Education puts us on the same page.

Proactive Approach Reduces Need for Corrective Action

Since 1999, the State Auditor's Office has conducted about 40 seminars on a variety of topics to assist governmental entities and independent public accountants in meeting audit requirements.

Through its educational efforts, the State Auditor's Office has reached out to independent public accountants, state agencies and local governmental entities to help them improve their performance while accounting for tax dollars, promote accountability in government and increase the accessibility of the Office of the State Auditor.

The State Auditor's Office in New Mexico is now known for working with its clients to help them improve their accounting systems and help them better serve taxpayers.

Much attention has been focused on helping governmental entities prepare for the change to the financial reporting method required in Government Accounting Standards Board Statement Nos. 34 and 35.

Implementation of the new financial reporting method will make government reporting similar to that of publicly held companies.
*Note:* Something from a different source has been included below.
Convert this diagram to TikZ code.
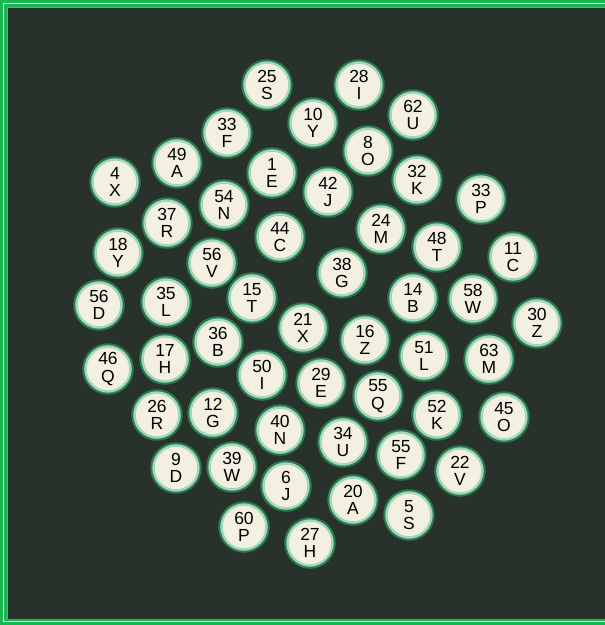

This should make government financial reporting easier to understand for both the public and the governing boards.

The State Auditor's Office has conducted training sessions to help independent public accountants plus state and local government and education officials prepare for the change.

The intent is to proactively assist governmental bodies rather than be forced to issue adverse audit reports later.

In addition to providing ongoing advice to agencies in making the change, the State Auditor's Office has sponsored seminars in conjunction with the New Mexico Society of Certified Public Accountants. More than 1,285 people have attended these training sessions.

The training has led to a greater understanding of the new method of financial reporting and will make it easier for agencies and governmental entities to implement the change.